Yes, I have a problem.
Anyway, I was more than a little disappointed this morning when I synced my iPhone and all of the songs I played yesterday weren’t immediately tracked. I found a solution via the iScrobbler discussion boards, and that made me happy for a little while. Then I realized that the problem still wasn’t entirely solved. Only the songs I listened to late in the day had been tracked. The songs I’d listened to in the morning had been lost. Ugh.
I searched some more and discovered that I wasn’t the only one having the issue. In order to feed information on songs played on iPhone and iPod to Last.fm, iScrobbler uses the “Recently Played” playlist in iTunes. It turns out that, if you plug the iPhone into any power source before syncing it back to your computer, it loses all its playcount information. This bug happens whether you’re plugging it into a car charger, which is what the person on Apple’s discussion boards did, or an AC outlet, which is what I did. Avoid doing either of those things, and you’re all set.

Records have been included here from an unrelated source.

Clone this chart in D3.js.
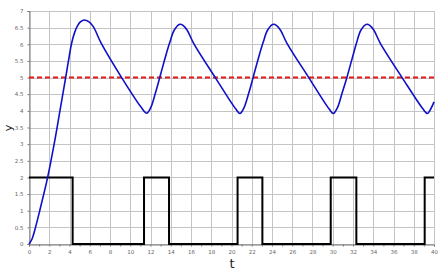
<!DOCTYPE html>
<html><head><meta charset="utf-8">
<script src="https://cdn.jsdelivr.net/npm/d3@7/dist/d3.min.js"></script>
<style>body{margin:0;background:#fff}svg{display:block}</style>
</head><body><svg id="c" width="447" height="273"></svg>
<script>
// Data
const curveT = [0,0.3,0.6,1.1,1.84,2.5,3.0,3.62,3.88,4.21,4.5,4.8,5.1,5.47,5.9,6.35,7.1,9.15,11.1,11.62,
  12.0,12.5,13.0,13.5,13.9,14.35,14.91,15.21,15.61,16.26,18.4,20.41,20.84,
  21.22,21.72,22.22,22.72,23.12,23.57,24.13,24.43,24.83,25.48,27.63,29.63,30.06,
  30.44,30.94,31.44,31.94,32.34,32.79,33.35,33.65,34.05,34.7,36.85,38.9,39.34,39.7,40];
const curveY = [0,0.15,0.45,1.05,2.0,3.03,3.9,5.0,5.47,6.03,6.35,6.56,6.68,6.73,6.68,6.53,6.05,5.0,4.1,3.93,
  4.08,4.55,5.1,5.65,6.05,6.43,6.6,6.57,6.43,6.03,5.0,4.06,3.92,
  4.08,4.55,5.1,5.65,6.05,6.43,6.6,6.57,6.43,6.03,5.0,4.06,3.92,
  4.08,4.55,5.05,5.6,6.03,6.43,6.6,6.57,6.43,6.03,5.0,4.06,3.92,4.07,4.27];
const stepT = [0,4.31,11.36,13.83,20.6,23.05,29.8,32.33,39.08,40];
const stepV = [2,0,2,0,2,0,2,0,2,2];
const refLevel = 5;
const xTicks = d3.range(0,41,2);
const yTicks = d3.range(0,7.01,0.5);

const svg = d3.select("#c");
const L=29,R=434,T=11,B=244;
const x = d3.scaleLinear().domain([0,40]).range([L,R]);
const y = d3.scaleLinear().domain([0,7]).range([B,T]);

// grid
const g = svg.append("g");
g.selectAll(".gx").data(xTicks).enter().append("line")
 .attr("x1",d=>Math.round(x(d))+0.5).attr("x2",d=>Math.round(x(d))+0.5).attr("y1",T).attr("y2",B)
 .attr("stroke","#c4c4c4").attr("stroke-width",1);
g.selectAll(".gy").data(yTicks).enter().append("line")
 .attr("y1",d=>Math.round(y(d))+0.5).attr("y2",d=>Math.round(y(d))+0.5).attr("x1",L).attr("x2",R)
 .attr("stroke","#c4c4c4").attr("stroke-width",1);

// axes
const fmt = d=>String(d);
const ax = svg.append("g").attr("transform",`translate(0,${B+0.5})`)
 .call(d3.axisBottom(x).tickValues(d3.range(0,41,1)).tickSize(2).tickFormat(d=>d%2===0?fmt(d):""));
const ay = svg.append("g").attr("transform",`translate(${L+0.5},0)`)
 .call(d3.axisLeft(y).tickValues(yTicks).tickSize(2).tickFormat(fmt));
[ax,ay].forEach(a=>{
  a.select(".domain").attr("stroke","#777");
  a.selectAll(".tick line").attr("stroke","#777");
  a.selectAll("text").attr("fill","#666").attr("font-size","5.5px").attr("font-family","DejaVu Sans, sans-serif");
});
ax.selectAll("text").attr("dy","0.9em");
ay.selectAll("text").attr("dx","-1px");

// reference dashed line
svg.append("line").attr("x1",L).attr("x2",R).attr("y1",y(refLevel)).attr("y2",y(refLevel))
 .attr("stroke","#e01818").attr("stroke-width",2).attr("stroke-dasharray","5,3");

// step signal
const stepData = stepT.map((t,i)=>[t,stepV[i]]);
svg.append("path").datum(stepData)
 .attr("d",d3.line().x(d=>x(d[0])).y(d=>y(d[1])).curve(d3.curveStepAfter))
 .attr("fill","none").attr("stroke","#000").attr("stroke-width",2);

// response curve
const cData = curveT.map((t,i)=>[t,curveY[i]]);
svg.append("path").datum(cData)
 .attr("d",d3.line().x(d=>x(d[0])).y(d=>y(d[1])).curve(d3.curveCatmullRom.alpha(0.5)))
 .attr("fill","none").attr("stroke","#1010c8").attr("stroke-width",1.6);

// labels
svg.append("text").attr("x",232).attr("y",268).attr("text-anchor","middle")
 .attr("font-family","DejaVu Sans, sans-serif").attr("font-size","13px").attr("fill","#222").text("t");
svg.append("text").attr("transform","translate(12,128) rotate(-90)").attr("text-anchor","middle")
 .attr("font-family","DejaVu Sans, sans-serif").attr("font-size","11px").attr("fill","#222").text("y");
</script></body></html>
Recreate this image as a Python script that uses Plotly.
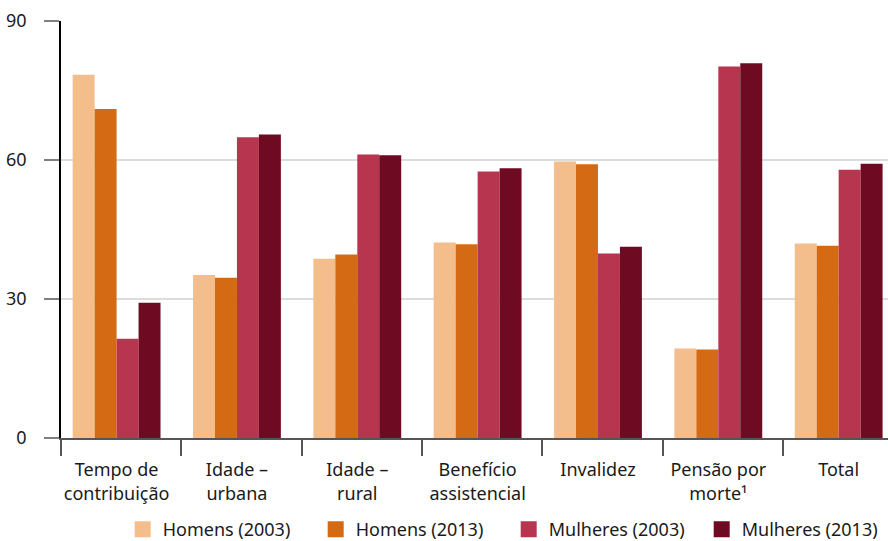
import plotly.graph_objects as go

categories = ["Tempo de<br>contribuição", "Idade –<br>urbana", "Idade –<br>rural",
              "Benefício<br>assistencial", "Invalidez", "Pensão por<br>morte¹", "Total"]
series_names = ["Homens (2003)", "Homens (2013)", "Mulheres (2003)", "Mulheres (2013)"]
homens_2003 = [78.4, 35.2, 38.7, 42.2, 59.7, 19.3, 42.0]
homens_2013 = [71.0, 34.6, 39.6, 41.8, 59.1, 19.1, 41.5]
mulheres_2003 = [21.4, 64.9, 61.2, 57.5, 39.8, 80.2, 57.9]
mulheres_2013 = [29.2, 65.5, 61.0, 58.2, 41.3, 80.9, 59.2]
y_ticks = [0, 30, 60, 90]

colors = ["#F4BE8C", "#D46B14", "#B83550", "#6E0A22"]
FONT = "Noto Sans"

x = list(range(len(categories)))
fig = go.Figure()
for name, vals, col in zip(series_names, [homens_2003, homens_2013, mulheres_2003, mulheres_2013], colors):
    fig.add_trace(go.Bar(x=x, y=vals, name=name, legendgroup=name, showlegend=False,
                         marker=dict(color=col, line=dict(width=0))))
# legend entries with 16px square swatches
for name, col in zip(series_names, colors):
    fig.add_trace(go.Scatter(x=[None], y=[None], mode="markers", name=name, legendgroup=name,
                             marker=dict(symbol="square", size=16, color=col), hoverinfo="skip"))

fig.update_layout(
    width=888, height=541,
    margin=dict(l=61, r=0, t=21, b=103, autoexpand=False),
    paper_bgcolor="white", plot_bgcolor="white",
    barmode="group", bargap=0.27, bargroupgap=0,
    font=dict(family=FONT, size=18, color="#1a1a1a"),
    showlegend=True,
    legend=dict(orientation="h", x=0.0746, xanchor="left", y=-0.264, yanchor="bottom",
                font=dict(size=18), itemwidth=30, traceorder="normal",
                entrywidth=148, entrywidthmode="pixels"),
)
fig.update_xaxes(
    range=[-0.462, 6.41],
    tickmode="array", tickvals=x, ticktext=categories,
    ticks="outside", ticklen=15, tickcolor="rgba(0,0,0,0)",
    showline=True, linecolor="#555555", linewidth=1.5,
    showgrid=False, zeroline=False,
    minor=dict(tickmode="array", tickvals=[i - 0.461 for i in x], ticks="outside",
               ticklen=16, tickwidth=1.5, tickcolor="#555555", showgrid=False),
)
fig.update_yaxes(
    range=[0, 90], tickmode="array", tickvals=y_ticks,
    ticks="outside", ticklen=15, tickwidth=1.5, tickcolor="#808080",
    showline=True, linecolor="#000000", linewidth=1.5,
    showgrid=True, gridcolor="#dcdcdc", gridwidth=1.5, zeroline=False,
    ticklabelstandoff=14, tickfont=dict(size=18),
)
fig.write_html("out.html")
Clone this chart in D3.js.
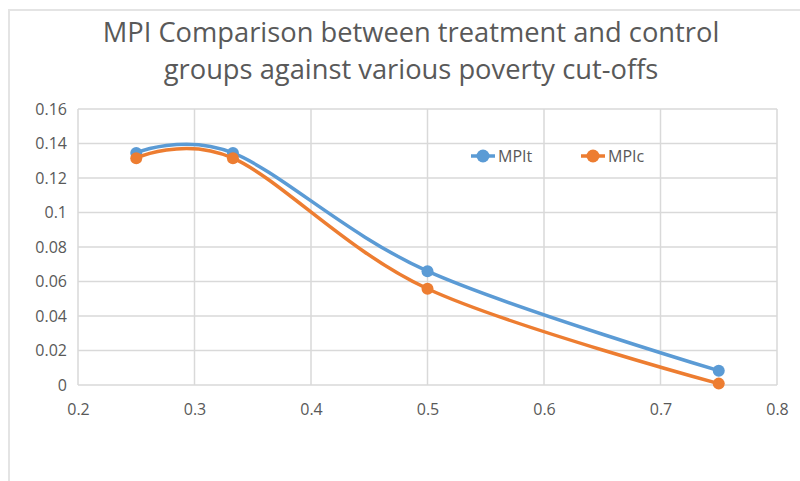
<!DOCTYPE html>
<html>
<head>
<meta charset="utf-8">
<script src="https://cdn.jsdelivr.net/npm/d3@7"></script>
<style>
  body { margin: 0; background: #fff; }
  text { font-family: "Open Sans", "Noto Sans", sans-serif; }
</style>
</head>
<body>
<div id="container"></div>
<script>
// data
let cutoffs = [0.25, 0.333, 0.5, 0.75];
let mpiT = [0.1345, 0.1345, 0.066, 0.0083];
let mpiC = [0.1315, 0.1315, 0.0558, 0.0008];
let seriesNames = ["MPIt", "MPIc"];
let xTicks = [0.2, 0.3, 0.4, 0.5, 0.6, 0.7, 0.8];
let yTicks = [0, 0.02, 0.04, 0.06, 0.08, 0.1, 0.12, 0.14, 0.16];
let titleLines = ["MPI Comparison between treatment and control", "groups against various poverty cut-offs"];

let w = 800;
let h = 481;
let colors = ["#5B9BD5", "#ED7D31"];

let viz = d3.select("#container")
  .append("svg")
    .attr("width", w)
    .attr("height", h)
    .style("display", "block")
;

// light frame round the chart
viz.append("path")
  .attr("d", "M9,481 V10 H800")
  .attr("fill", "none")
  .attr("stroke", "#e4e4e4")
  .attr("stroke-width", 2);

let xScale = d3.scaleLinear().domain([0.2, 0.8]).range([78, 777]);
let yScale = d3.scaleLinear().domain([0, 0.16]).range([385, 109]);

// title
viz.append("g").selectAll("text").data(titleLines).enter()
  .append("text")
    .attr("x", 411)
    .attr("y", (d, i) => 42 + i * 37)
    .attr("text-anchor", "middle")
    .attr("font-size", 27.3)
    .attr("fill", "#595959")
    .text(d => d);

// grid
let grid = viz.append("g").attr("class", "grid");
grid.selectAll(".hline").data(yTicks).enter()
  .append("line")
    .attr("x1", xScale(0.2)).attr("x2", xScale(0.8))
    .attr("y1", d => yScale(d)).attr("y2", d => yScale(d))
    .attr("stroke", "#d9d9d9").attr("stroke-width", 1.5);
grid.selectAll(".vline").data(xTicks).enter()
  .append("line")
    .attr("y1", yScale(0)).attr("y2", yScale(0.16))
    .attr("x1", d => xScale(d)).attr("x2", d => xScale(d))
    .attr("stroke", "#d9d9d9").attr("stroke-width", 1.5);

// axes
let xAxis = d3.axisBottom(xScale).tickValues(xTicks).tickSize(0).tickPadding(19).tickFormat(d3.format(""));
let xAxisGroup = viz.append("g").attr("transform", "translate(0," + yScale(0) + ")").call(xAxis);
let yAxis = d3.axisLeft(yScale).tickValues(yTicks).tickSize(0).tickPadding(11).tickFormat(d3.format(""));
let yAxisGroup = viz.append("g").attr("transform", "translate(" + xScale(0.2) + ",0)").call(yAxis);
[xAxisGroup, yAxisGroup].forEach(g => {
  g.select(".domain").remove();
  g.selectAll("text")
    .attr("font-size", 16)
    .attr("fill", "#595959")
    .style("font-family", "'Open Sans', 'Noto Sans', sans-serif");
});

// lines
let series = [mpiT, mpiC].map((vals, i) => ({
  name: seriesNames[i],
  color: colors[i],
  points: cutoffs.map((c, j) => ({x: c, y: vals[j]}))
}));

let line = d3.line()
  .x(d => xScale(d.x))
  .y(d => yScale(d.y))
  .curve(d3.curveCardinal.tension(0));

let seriesGroups = viz.selectAll(".series").data(series).enter()
  .append("g").attr("class", "series");

seriesGroups.append("path")
  .attr("d", d => line(d.points))
  .attr("fill", "none")
  .attr("stroke", d => d.color)
  .attr("stroke-width", 3.5)
  .attr("stroke-linecap", "round");

seriesGroups.selectAll("circle").data(d => d.points.map(p => ({...p, color: d.color}))).enter()
  .append("circle")
    .attr("cx", d => xScale(d.x))
    .attr("cy", d => yScale(d.y))
    .attr("r", 6)
    .attr("fill", d => d.color);

// legend
let legendX = [483, 593];
let legend = viz.selectAll(".legend").data(series).enter()
  .append("g")
    .attr("class", "legend")
    .attr("transform", (d, i) => "translate(" + legendX[i] + ",156)");
legend.append("line")
  .attr("x1", -12).attr("x2", 12)
  .attr("stroke", d => d.color).attr("stroke-width", 3.5);
legend.append("circle")
  .attr("r", 6.5)
  .attr("fill", d => d.color);
legend.append("text")
  .attr("x", 15)
  .attr("dy", "0.35em")
  .attr("font-size", 16)
  .attr("fill", "#595959")
  .text(d => d.name);
</script>
</body>
</html>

I’m sure that this won’t even be an issue, once Apple allows developers to build apps for iPhone that can ping servers in the background (a feature enhancement scheduled for the fall, if I remember correctly). For now, it’s the sort of thing that you just need to bear with. And the great thing about having the Internet at your disposal is that, if you search for the right things, and if you’re diligent in your searching, you can almost always find a solution, however temporary, however jerry-rigged, to whatever problem is troubling you.